'I was probably there to protect the student union offices so they wouldn’t get trashed'

Vickie Eslinger recalls her role in UofSC student protest in May 1970



A half century ago, against the backdrop of the Vietnam War and seismic shifts in American culture, the campus of the University of South Carolina became a battleground — between students and the administration, between a young generation and the establishment, between radically different worldviews. But the dramatic events of that spring, which came to be known as The Months of May, weren’t strictly destructive. The lessons of that era also changed lives and changed the university itself.


Vickie Eslinger was a leading figure in the women’s movement on campus. As an undergraduate, she started a hotline to provide information on birth control and reproduction, and to help pregnant students obtain access to safe abortions out of state. As a law student, she sued to become the first female page at the South Carolina State House. But her views were not rooted in leftwing politics. “I was a right-wing running dog in high school. I was a Goldwater Girl,” she says. “And I believed, for a while, what the government was saying about the Vietnam War.” Eslinger is now a litigator with Nexsen Pruet in Columbia and a faculty member in the Trial Advocacy Workshop at the Harvard University School of Law.

You had the antiwar group — including the UFO Coffee Shop crowd. You had the African American civil rights group. You had the women’s movement, which I was a part of. And we all knew each other. We were friends, some of us, because there was such a small number of what we would now describe as progressives.

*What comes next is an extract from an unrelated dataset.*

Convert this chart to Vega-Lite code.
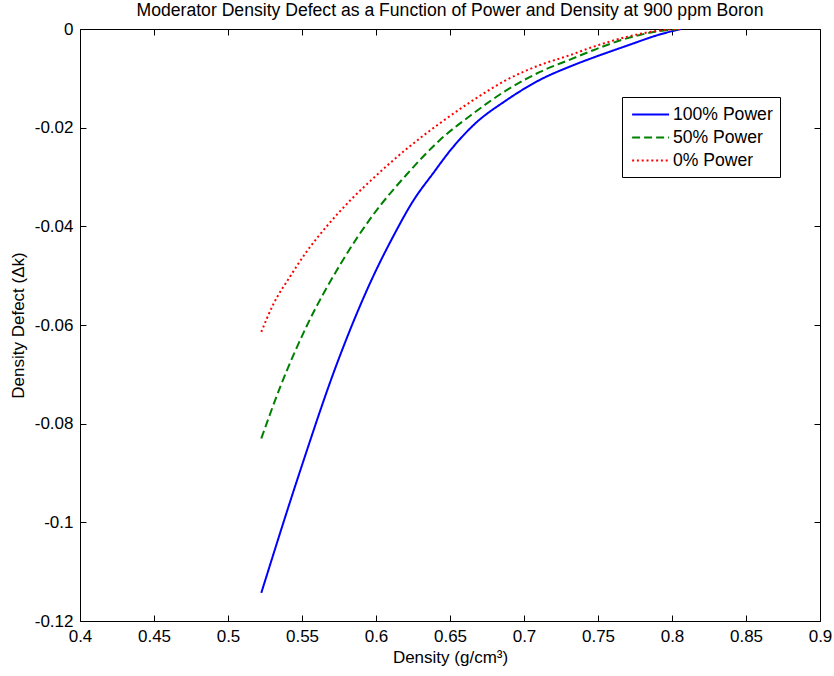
{
  "$schema": "https://vega.github.io/schema/vega-lite/v6.json",
  "width": 740,
  "height": 592,
  "autosize": {"type": "none"},
  "padding": {"left": 80, "top": 29, "right": 14, "bottom": 55},
  "background": "white",
  "title": {
    "text": "Moderator Density Defect as a Function of Power and Density at 900 ppm Boron",
    "font": "Liberation Sans",
    "fontSize": 17.6,
    "fontWeight": "normal",
    "color": "black",
    "anchor": "middle",
    "offset": 0
  },
  "config": {
    "view": {"stroke": "black", "strokeWidth": 1},
    "axis": {
      "grid": false,
      "domainColor": "black",
      "tickColor": "black",
      "labelColor": "black",
      "titleColor": "black",
      "labelFont": "Liberation Sans",
      "titleFont": "Liberation Sans",
      "labelFontSize": 17,
      "titleFontSize": 17,
      "titleFontWeight": "normal",
      "tickSize": -6
    }
  },
  "data": {
    "values": [
      {"series": "100% Power", "density": 0.5225, "defect": -0.1143},
      {"series": "100% Power", "density": 0.5486, "defect": -0.0897},
      {"series": "100% Power", "density": 0.5734, "defect": -0.0680},
      {"series": "100% Power", "density": 0.598, "defect": -0.0502},
      {"series": "100% Power", "density": 0.6117, "defect": -0.0420},
      {"series": "100% Power", "density": 0.6252, "defect": -0.0348},
      {"series": "100% Power", "density": 0.6387, "defect": -0.0292},
      {"series": "100% Power", "density": 0.6505, "defect": -0.0245},
      {"series": "100% Power", "density": 0.6658, "defect": -0.0195},
      {"series": "100% Power", "density": 0.6883, "defect": -0.0144},
      {"series": "100% Power", "density": 0.7108, "defect": -0.0103},
      {"series": "100% Power", "density": 0.7311, "defect": -0.0076},
      {"series": "100% Power", "density": 0.7468, "defect": -0.0058},
      {"series": "100% Power", "density": 0.7694, "defect": -0.0034},
      {"series": "100% Power", "density": 0.7919, "defect": -0.0011},
      {"series": "100% Power", "density": 0.806, "defect": 0},
      {"series": "50% Power", "density": 0.5225, "defect": -0.0830},
      {"series": "50% Power", "density": 0.5351, "defect": -0.0727},
      {"series": "50% Power", "density": 0.5532, "defect": -0.0602},
      {"series": "50% Power", "density": 0.5757, "defect": -0.0478},
      {"series": "50% Power", "density": 0.598, "defect": -0.0377},
      {"series": "50% Power", "density": 0.6207, "defect": -0.0295},
      {"series": "50% Power", "density": 0.6432, "defect": -0.0225},
      {"series": "50% Power", "density": 0.6658, "defect": -0.0171},
      {"series": "50% Power", "density": 0.6883, "defect": -0.0124},
      {"series": "50% Power", "density": 0.7108, "defect": -0.0087},
      {"series": "50% Power", "density": 0.7311, "defect": -0.0062},
      {"series": "50% Power", "density": 0.7468, "defect": -0.0043},
      {"series": "50% Power", "density": 0.7694, "defect": -0.0019},
      {"series": "50% Power", "density": 0.7919, "defect": -0.0004},
      {"series": "50% Power", "density": 0.806, "defect": 0},
      {"series": "0% Power", "density": 0.5225, "defect": -0.0614},
      {"series": "0% Power", "density": 0.5306, "defect": -0.0558},
      {"series": "0% Power", "density": 0.5419, "defect": -0.0502},
      {"series": "0% Power", "density": 0.5532, "defect": -0.0451},
      {"series": "0% Power", "density": 0.5667, "defect": -0.0400},
      {"series": "0% Power", "density": 0.5824, "defect": -0.0348},
      {"series": "0% Power", "density": 0.598, "defect": -0.0303},
      {"series": "0% Power", "density": 0.6207, "defect": -0.0243},
      {"series": "0% Power", "density": 0.6432, "defect": -0.0191},
      {"series": "0% Power", "density": 0.6658, "defect": -0.0144},
      {"series": "0% Power", "density": 0.6883, "defect": -0.0103},
      {"series": "0% Power", "density": 0.7108, "defect": -0.0073},
      {"series": "0% Power", "density": 0.7311, "defect": -0.0053},
      {"series": "0% Power", "density": 0.7468, "defect": -0.0036},
      {"series": "0% Power", "density": 0.7694, "defect": -0.0016},
      {"series": "0% Power", "density": 0.7919, "defect": -0.0003},
      {"series": "0% Power", "density": 0.806, "defect": 0}
    ]
  },
  "resolve": {"axis": {"x": "independent", "y": "independent"}},
  "layer": [
    {
      "mark": {"type": "line", "strokeWidth": 2, "interpolate": "monotone", "clip": true},
      "encoding": {
        "x": {
          "field": "density", "type": "quantitative",
          "scale": {"domain": [0.4, 0.9], "nice": false, "zero": false},
          "axis": {
            "orient": "bottom",
            "title": "Density (g/cm³)",
            "values": [0.4, 0.45, 0.5, 0.55, 0.6, 0.65, 0.7, 0.75, 0.8, 0.85, 0.9],
            "labelExpr": "'' + datum.value",
            "labelPadding": 13,
            "titlePadding": 5,
            "domain": false,
            "labelFlush": false
          }
        },
        "y": {
          "field": "defect", "type": "quantitative",
          "scale": {"domain": [-0.12, 0], "nice": false, "zero": false},
          "axis": {
            "orient": "left",
            "title": "Density Defect (Δk)",
            "values": [-0.12, -0.1, -0.08, -0.06, -0.04, -0.02, 0],
            "labelExpr": "'' + datum.value",
            "labelPadding": 13,
            "titlePadding": 7,
            "domain": false,
            "labelFlush": false
          }
        },
        "color": {
          "field": "series", "type": "nominal",
          "scale": {"domain": ["100% Power", "50% Power", "0% Power"], "range": ["#0000ff", "#008000", "#ff0000"]},
          "legend": {
            "title": null,
            "orient": "none",
            "legendX": 542,
            "legendY": 68,
            "symbolType": "M-0.8,0H3.2",
            "symbolSize": 342,
            "symbolStrokeWidth": 2,
            "symbolFillColor": "transparent",
            "labelFont": "Liberation Sans",
            "labelFontSize": 17.6,
            "labelColor": "black",
            "labelOffset": 23,
            "strokeColor": "black",
            "fillColor": "white",
            "padding": 7,
            "rowPadding": 3
          }
        },
        "strokeDash": {
          "field": "series", "type": "nominal",
          "scale": {"domain": ["100% Power", "50% Power", "0% Power"], "range": [[1, 0], [8, 4], [2, 2.8]]},
          "legend": null
        },
        "detail": {"field": "series"}
      }
    },
    {
      "mark": {"type": "line", "opacity": 0},
      "encoding": {
        "x": {
          "field": "density", "type": "quantitative",
          "axis": {
            "orient": "top", "title": null, "labels": false, "domain": false,
            "values": [0.4, 0.45, 0.5, 0.55, 0.6, 0.65, 0.7, 0.75, 0.8, 0.85, 0.9]
          }
        },
        "y": {
          "field": "defect", "type": "quantitative",
          "axis": {
            "orient": "right", "title": null, "labels": false, "domain": false,
            "values": [-0.12, -0.1, -0.08, -0.06, -0.04, -0.02, 0]
          }
        },
        "detail": {"field": "series"}
      }
    }
  ]
}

But the groups were radically different. The women’s rights group and the African American civil rights group, people like Luther Battiste and Harry Walker [USC’s first African American student body president], got along because while we were focused on different issues, our goals were very similar: “fix this.”

At that point, I thought the left was extremely sexist. I also thought a lot of the antiwar people on campus were over the top, and that some of them were really in it for their own publicity in terms of their tactics. And we would argue.

Most of the activists who were subject to the ire of Pete Strom were antiwar activists. I was not really an antiwar activist. I came to disagree with the war, and I went to some of the marches in Washington, but that wasn’t my focus.

She was on the Horseshoe at the start of the strike but left when it began to get violent. Later, she was in the Russell House — where she was president of the University Union.

I picked up the phone when the national press called. It was Newsweek or TIME, some national publication — “Has the Russell House been taken over?” I looked around and said, “Yep, pretty much.” [She laughs.] I don’t remember, but I was probably there to protect the student union offices so they wouldn’t get trashed.

When you’re 19 or 20, I don’t think you have a real sense of your own mortality.

The following Monday, Eslinger was in the crowd outside the Administration Building but didn’t participate in the vandalism. And when the Guard began firing tear gas, she ran — like everyone else.

I ended up over by the old law school, when it was in Petigru, but there were a lot of people chasing a lot of people. There were also a lot of students just running around — just trying to see what was happening. When you’re 19 or 20, I don’t think you have a real sense of your own mortality.

Despite the chaos of the era, Eslinger says there was a positive momentum building.

You could see things were starting to change. And I really do think my generation stopped the war. But if you look at all the things we had to do, the youth at the time were busy. We weren’t only trying to stop the Vietnam War.